▶ TASK:
Look through the listing below for the line containing "Emit a Python". Copy it and each line after it up to and including the line containing "import plotly.graph_objects as go", exactly, leaving out pictures.

▶ INFORMATION SHOWN:

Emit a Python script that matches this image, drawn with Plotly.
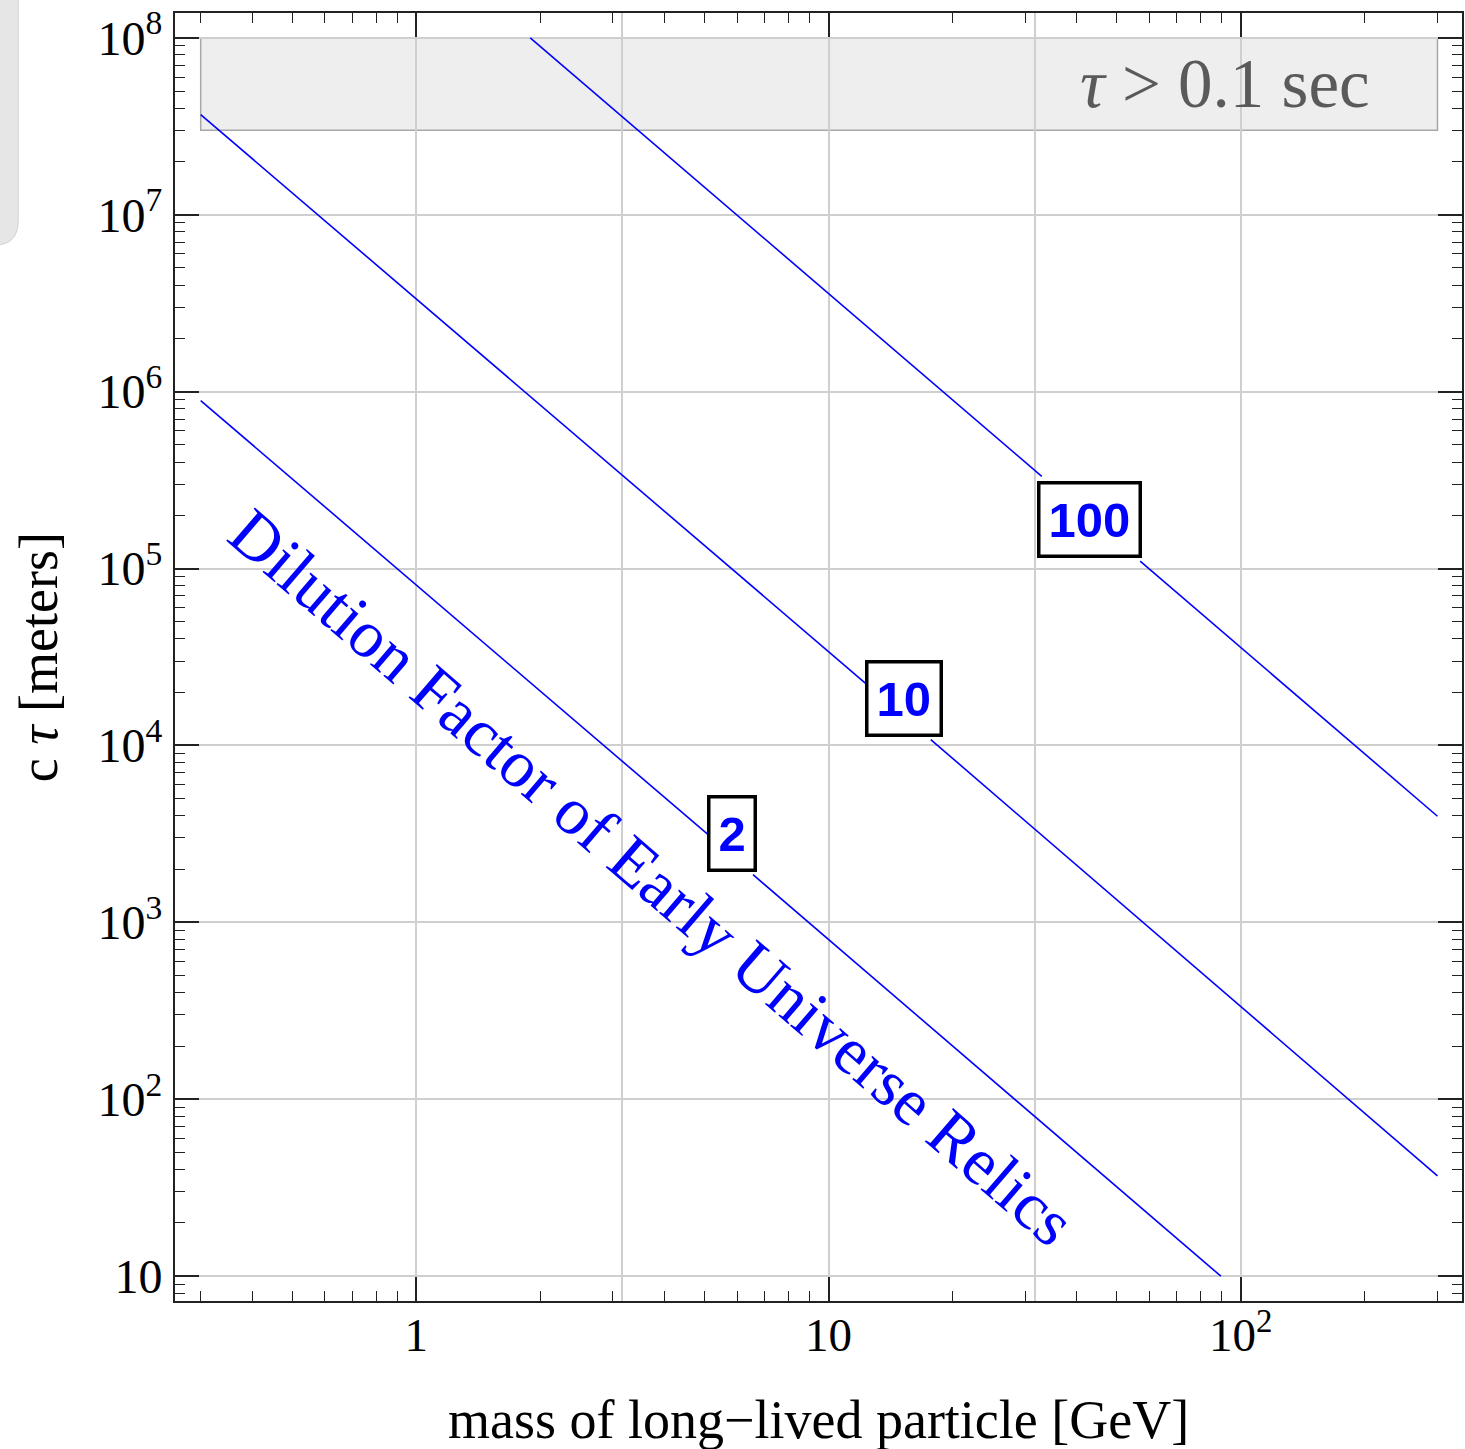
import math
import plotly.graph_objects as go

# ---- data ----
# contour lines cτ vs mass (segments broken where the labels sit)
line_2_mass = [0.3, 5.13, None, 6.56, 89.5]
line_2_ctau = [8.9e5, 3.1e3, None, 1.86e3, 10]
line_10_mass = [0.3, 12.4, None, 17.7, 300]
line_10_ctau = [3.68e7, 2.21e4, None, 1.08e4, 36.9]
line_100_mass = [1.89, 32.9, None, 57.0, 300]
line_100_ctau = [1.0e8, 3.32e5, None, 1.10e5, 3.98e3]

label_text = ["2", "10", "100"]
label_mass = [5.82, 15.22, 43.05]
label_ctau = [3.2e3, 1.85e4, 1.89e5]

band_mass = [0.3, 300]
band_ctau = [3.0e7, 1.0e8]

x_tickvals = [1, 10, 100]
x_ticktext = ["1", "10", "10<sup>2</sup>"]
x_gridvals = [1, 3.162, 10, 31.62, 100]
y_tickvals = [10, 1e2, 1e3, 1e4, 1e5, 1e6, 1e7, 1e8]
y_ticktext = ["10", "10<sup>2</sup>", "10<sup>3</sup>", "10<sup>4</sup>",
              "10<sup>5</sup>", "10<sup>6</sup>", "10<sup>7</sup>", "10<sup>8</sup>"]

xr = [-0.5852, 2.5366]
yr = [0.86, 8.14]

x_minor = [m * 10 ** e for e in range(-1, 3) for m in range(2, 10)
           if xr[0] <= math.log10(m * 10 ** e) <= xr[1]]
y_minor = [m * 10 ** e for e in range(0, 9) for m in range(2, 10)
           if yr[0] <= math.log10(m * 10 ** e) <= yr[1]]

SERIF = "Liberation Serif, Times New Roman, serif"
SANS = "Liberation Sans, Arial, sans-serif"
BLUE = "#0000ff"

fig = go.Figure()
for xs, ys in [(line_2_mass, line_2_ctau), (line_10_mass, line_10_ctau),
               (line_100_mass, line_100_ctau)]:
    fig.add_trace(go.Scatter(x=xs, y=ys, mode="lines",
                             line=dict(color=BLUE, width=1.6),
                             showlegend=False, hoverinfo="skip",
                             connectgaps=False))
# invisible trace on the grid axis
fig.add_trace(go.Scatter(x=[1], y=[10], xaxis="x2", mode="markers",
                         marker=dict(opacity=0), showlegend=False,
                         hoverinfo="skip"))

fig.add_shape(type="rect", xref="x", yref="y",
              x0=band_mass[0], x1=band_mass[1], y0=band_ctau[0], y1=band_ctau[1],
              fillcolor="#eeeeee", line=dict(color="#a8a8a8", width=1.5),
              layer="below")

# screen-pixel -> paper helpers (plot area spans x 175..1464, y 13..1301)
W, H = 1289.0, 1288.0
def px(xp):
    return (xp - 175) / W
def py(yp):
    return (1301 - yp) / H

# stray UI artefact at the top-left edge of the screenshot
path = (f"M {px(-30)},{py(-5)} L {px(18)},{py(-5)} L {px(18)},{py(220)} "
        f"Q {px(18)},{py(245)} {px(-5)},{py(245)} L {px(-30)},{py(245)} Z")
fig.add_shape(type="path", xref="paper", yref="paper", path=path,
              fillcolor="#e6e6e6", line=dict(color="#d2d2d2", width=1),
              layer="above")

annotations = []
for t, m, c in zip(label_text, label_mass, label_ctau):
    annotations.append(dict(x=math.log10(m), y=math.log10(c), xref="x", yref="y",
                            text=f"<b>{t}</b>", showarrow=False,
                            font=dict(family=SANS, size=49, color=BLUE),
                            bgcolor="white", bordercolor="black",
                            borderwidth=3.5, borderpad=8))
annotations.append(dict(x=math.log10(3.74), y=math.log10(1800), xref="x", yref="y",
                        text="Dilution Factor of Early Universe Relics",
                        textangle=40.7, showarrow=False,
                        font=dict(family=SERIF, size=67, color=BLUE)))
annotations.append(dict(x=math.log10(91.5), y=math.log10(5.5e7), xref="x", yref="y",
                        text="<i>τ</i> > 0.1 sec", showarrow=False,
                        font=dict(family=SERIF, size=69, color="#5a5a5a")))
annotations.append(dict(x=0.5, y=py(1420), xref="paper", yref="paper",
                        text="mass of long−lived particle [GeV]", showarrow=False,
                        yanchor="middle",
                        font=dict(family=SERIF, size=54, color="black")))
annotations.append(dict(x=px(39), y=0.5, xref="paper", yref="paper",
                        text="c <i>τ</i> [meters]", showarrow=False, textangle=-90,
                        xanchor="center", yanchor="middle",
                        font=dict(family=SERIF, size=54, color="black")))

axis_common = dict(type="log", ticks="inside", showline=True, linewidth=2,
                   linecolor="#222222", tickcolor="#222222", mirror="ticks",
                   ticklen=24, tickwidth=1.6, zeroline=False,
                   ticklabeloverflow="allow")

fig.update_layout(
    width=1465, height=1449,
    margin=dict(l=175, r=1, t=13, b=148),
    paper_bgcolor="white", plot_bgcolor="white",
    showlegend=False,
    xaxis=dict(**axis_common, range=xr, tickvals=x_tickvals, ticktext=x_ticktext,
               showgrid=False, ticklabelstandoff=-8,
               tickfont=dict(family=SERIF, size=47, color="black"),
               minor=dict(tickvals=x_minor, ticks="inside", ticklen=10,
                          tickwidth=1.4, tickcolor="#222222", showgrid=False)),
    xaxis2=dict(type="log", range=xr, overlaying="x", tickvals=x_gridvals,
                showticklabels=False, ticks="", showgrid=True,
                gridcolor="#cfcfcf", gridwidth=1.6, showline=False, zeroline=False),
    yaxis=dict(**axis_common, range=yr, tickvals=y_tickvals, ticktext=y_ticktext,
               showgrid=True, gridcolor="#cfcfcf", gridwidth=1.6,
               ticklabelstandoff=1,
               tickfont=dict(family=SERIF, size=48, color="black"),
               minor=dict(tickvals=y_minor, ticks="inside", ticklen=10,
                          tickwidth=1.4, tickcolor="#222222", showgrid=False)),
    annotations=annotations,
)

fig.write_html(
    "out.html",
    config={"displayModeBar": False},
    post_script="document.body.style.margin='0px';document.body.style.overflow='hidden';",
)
...
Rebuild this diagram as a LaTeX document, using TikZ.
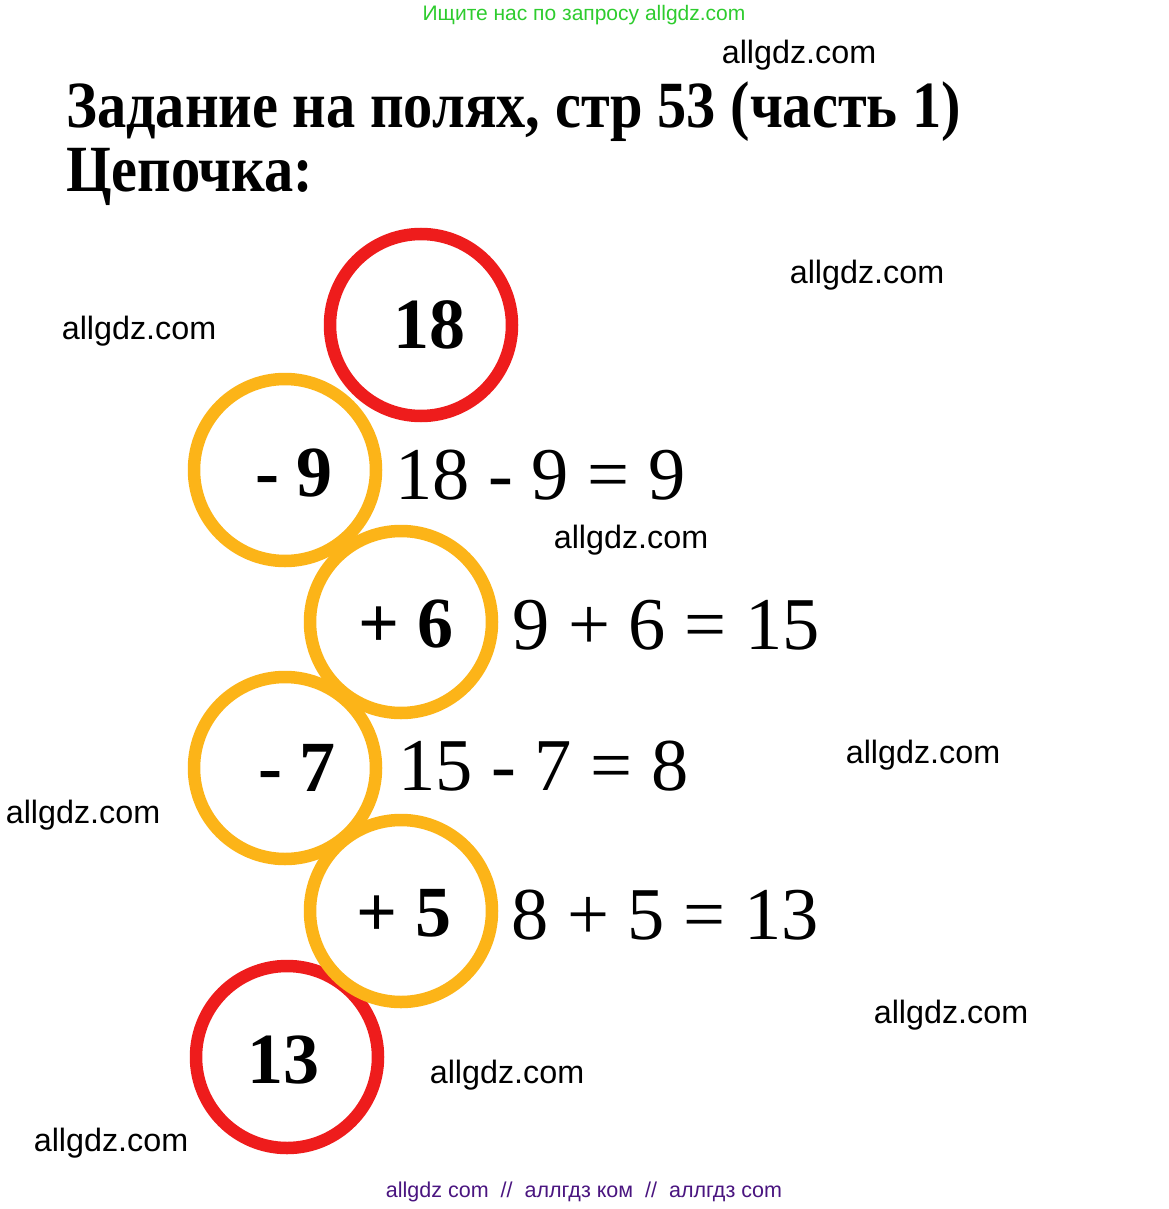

▶ SOLUTION FOR THIS TASK:
Emit a Python script that matches this image, drawn with Plotly.
import math
import plotly.graph_objects as go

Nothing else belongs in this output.